The standard defines four key material parameters: Seebeck coefficient (S) which measures induced thermoelectric voltage per temperature difference, electrical conductivity (sigma), thermal conductivity (k), and the figure of merit Z = S^2 sigma / k which characterizes overall thermoelectric conversion efficiency.
2. Test Methods: Integral and Differential
Clause 4 describes two methods for thermo-power measurement. Integral method (4.2.1): The simplest approach where materials are fabricated in wire form to create a thermocouple junction. The generated voltage between reference and sample materials is used to calculate thermo-power. A third thermocouple measures the hot junction temperature.
Differential method (4.2.2): A more precise approach where the sample is placed between two temperature-controlled blocks. The Seebeck voltage and temperature difference are measured simultaneously. This method also enables simultaneous measurement of electrical resistivity using a four-point probe, eliminating the Seebeck-induced voltage component through fast switching DC or AC measurement.
Thermal conductivity measurement (Clause 4.3) uses the transient 3-omega method, particularly suitable for thin films on substrates, providing accurate in-plane thermal conductivity values.
3. Engineering Applications and Practical Considerations
For engineers developing thermoelectric energy harvesters, the standard provides critical measurement protocols. The figure of merit ZT (dimensionless) determines maximum conversion efficiency: eta = (Th-Tc)/Th * (sqrt(1+ZT)-1)/(sqrt(1+ZT)+Tc/Th). Typical ZT values for commercial Bi2Te3-based modules range from 0.8 to 1.2 at room temperature.
The standard specifies samples as wire type with diameter under 200 micrometers or thin films deposited on silicon substrates with a 100 nanometer insulating layer. Temperature range for characterization is typically 3 K to 300 K. These measurements are essential for material development targeting wearable electronics, industrial wireless sensors, and automotive waste heat recovery systems.
Thermoelectric Material Characterization Parameters
| Parameter | Symbol | Unit | Measurement Method | Typical Values (Bi2Te3) |
|---|---|---|---|---|
| Seebeck coefficient | S | microV/K | Integral or differential method | 180-250 |
| Electrical conductivity | sigma | S/cm | Four-point probe method | 500-1500 |
| Thermal conductivity | k | W/(m.K) | Transient 3-omega method | 1.0-2.0 |
| Figure of merit | Z | 1/K | Calculated from S, sigma, k | 0.002-0.004 |
| Dimensionless ZT | ZT | – | Z * T | 0.8-1.2 |
Frequently Asked Questions
Q1: What types of materials does IEC 62830-2 cover?

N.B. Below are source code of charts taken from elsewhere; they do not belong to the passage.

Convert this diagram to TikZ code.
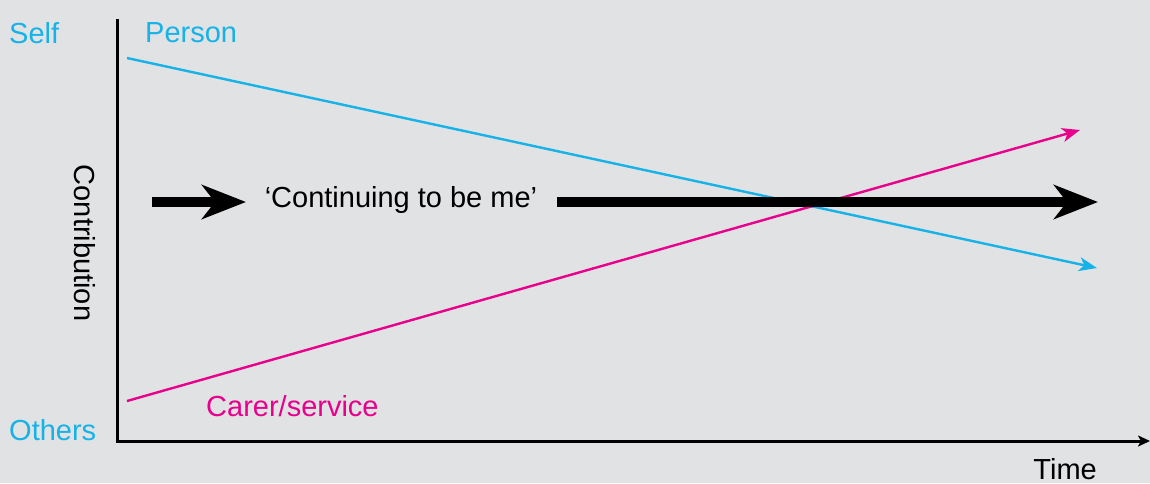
\documentclass[tikz,border=0pt]{standalone}
\usepackage{fontspec}
\setmainfont{Liberation Sans}
\usetikzlibrary{arrows.meta}
\definecolor{bg}{RGB}{225,226,228}
\definecolor{pcyan}{RGB}{22,178,232}
\definecolor{pmag}{RGB}{232,0,140}
\tikzset{
  lbl/.style={inner sep=0pt, font=\fontsize{29}{33}\selectfont},
  thinline/.style={line width=2.4pt, -{Stealth[length=18pt,width=14pt,inset=5pt]}},
  bigarrow/.style={line width=10pt, -{Stealth[length=44pt,width=34pt,inset=13pt]}},
  axis/.style={line width=3pt, black}
}
\begin{document}
\begin{tikzpicture}[x=1pt,y=-1pt]
\useasboundingbox[fill=bg] (0,0) rectangle (1150,483);
% axes
\coordinate (ytop) at (117,19);
\coordinate (origin) at (117,441);
\coordinate (xend) at (1150,441);
\draw[axis] (ytop) -- (origin);
\draw[axis, -{Stealth[length=12pt,width=11pt,inset=3pt]}] (115.5,441) -- (xend);
% labels
\node[lbl, text=pcyan, anchor=west] (self) at (9,33) {Self};
\node[lbl, text=pcyan, anchor=west] (person) at (145,33) {Person};
\node[lbl, text=pcyan, anchor=west] (others) at (9,430) {Others};
\node[lbl, text=pmag, anchor=west] (carer) at (206,406) {Carer/service};
\node[lbl, anchor=base east] (time) at (1097,479) {Time};
\node[lbl, rotate=-90] (contrib) at (85,243) {Contribution};
% lines
\coordinate (p1) at (127,58);
\coordinate (p2) at (1097,268);
\coordinate (c1) at (127,401);
\coordinate (c2) at (1080,130);
\draw[thinline, pcyan] (p1) -- (p2);
\draw[thinline, pmag] (c1) -- (c2);
% continuing arrows
\node[lbl, anchor=center] (cont) at (401,200) {‘Continuing to be me’};
\coordinate (a1) at (152,202);
\coordinate (a2) at (246,202);
\coordinate (b1) at (557,202);
\coordinate (b2) at (1098,202);
\draw[bigarrow] (a1) -- (a2);
\draw[bigarrow] (b1) -- (b2);
\end{tikzpicture}
\end{document}
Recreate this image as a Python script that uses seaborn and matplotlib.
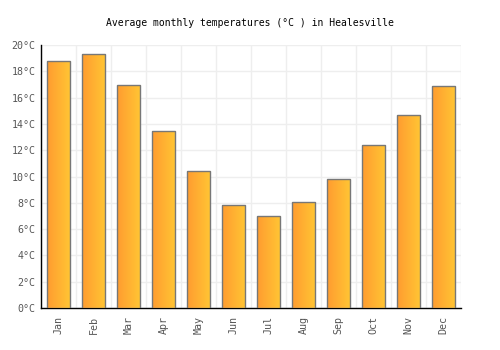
import numpy as np
import pandas as pd
import seaborn as sns
import matplotlib.pyplot as plt
from matplotlib.colors import LinearSegmentedColormap

months = ["Jan", "Feb", "Mar", "Apr", "May", "Jun", "Jul", "Aug", "Sep", "Oct", "Nov", "Dec"]
temps = [18.8, 19.3, 17.0, 13.5, 10.4, 7.8, 7.0, 8.1, 9.8, 12.4, 14.7, 16.9]
yticks = [0, 2, 4, 6, 8, 10, 12, 14, 16, 18, 20]

df = pd.DataFrame({"month": months, "temp": temps})

sns.set_style("white")
plt.rcParams["font.family"] = ["DejaVu Sans Mono"]

fig = plt.figure(figsize=(5, 3.5), dpi=100)
ax = fig.add_axes([0.082, 0.12, 0.84, 0.751])

sns.barplot(data=df, x="month", y="temp", width=0.67, color="#ffb030",
            edgecolor="#777777", linewidth=1, ax=ax, zorder=3)

# horizontal gradient inside each bar
cmap = LinearSegmentedColormap.from_list("warm", ["#ff9c30", "#ffc634"])
grad = np.linspace(0, 1, 64).reshape(1, -1)
for p in ax.patches:
    x0, y0 = p.get_x(), p.get_y()
    w, h = p.get_width(), p.get_height()
    im = ax.imshow(grad, cmap=cmap, extent=[x0, x0 + w, y0, y0 + h],
                   aspect="auto", zorder=3.5, interpolation="bilinear")
    im.set_clip_path(p)
    p.set_facecolor("none")
    p.set_zorder(4)

ax.set_xlim(-0.5, 11.5)
ax.set_ylim(0, 20)
ax.set_yticks(yticks)
ax.set_yticklabels([f"{t}°C" for t in yticks])
ax.set_xticks(np.arange(-0.5, 12, 1), minor=True)
ax.grid(True, axis="y", color="#eeeeee", linewidth=1, zorder=0)
ax.grid(True, axis="x", which="minor", color="#eeeeee", linewidth=1, zorder=0)
ax.grid(False, axis="x", which="major")
ax.set_axisbelow(True)

for s in ["top", "right"]:
    ax.spines[s].set_visible(False)
for s in ["left", "bottom"]:
    ax.spines[s].set_color("black")
    ax.spines[s].set_linewidth(1)

ax.tick_params(axis="x", which="both", length=0, labelsize=7.2, colors="#555555",
               labelrotation=90, pad=6)
ax.tick_params(axis="y", length=0, labelsize=7.2, colors="#555555", pad=4)
ax.set_xlabel("")
ax.set_ylabel("")

fig.suptitle("Average monthly temperatures (°C ) in Healesville", fontsize=7,
             y=0.95, x=0.5, color="black")

fig.savefig("out.png", dpi=100)
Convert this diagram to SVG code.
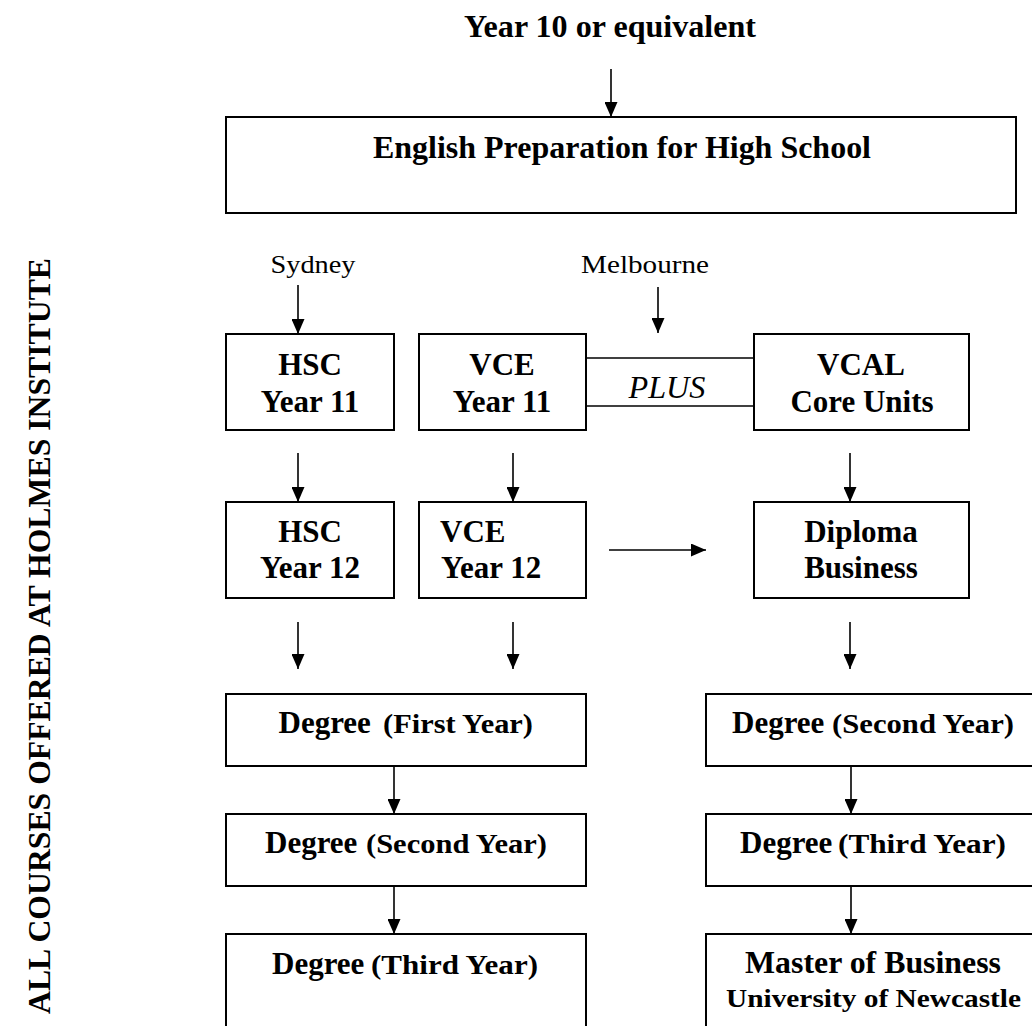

The standard covers wire, bulk, and thin film thermoelectric materials with thickness less than 5 micrometers. It applies to materials used in energy harvesting devices for consumer, general industries, military, and aerospace applications.
Q2: What is the difference between the integral and differential methods?
The integral method is simpler, requiring materials to be fabricated in wire form as a thermocouple junction. The differential method is more precise, using two temperature-controlled blocks for simultaneous Seebeck voltage and temperature measurement with four-point probe resistivity capability.
Q3: What is a good ZT value for practical applications?
Commercial Bi2Te3-based modules have ZT values of 0.8-1.2 at room temperature. Values above 1.5 are considered excellent for research materials. Higher ZT means better conversion efficiency from thermal to electrical energy.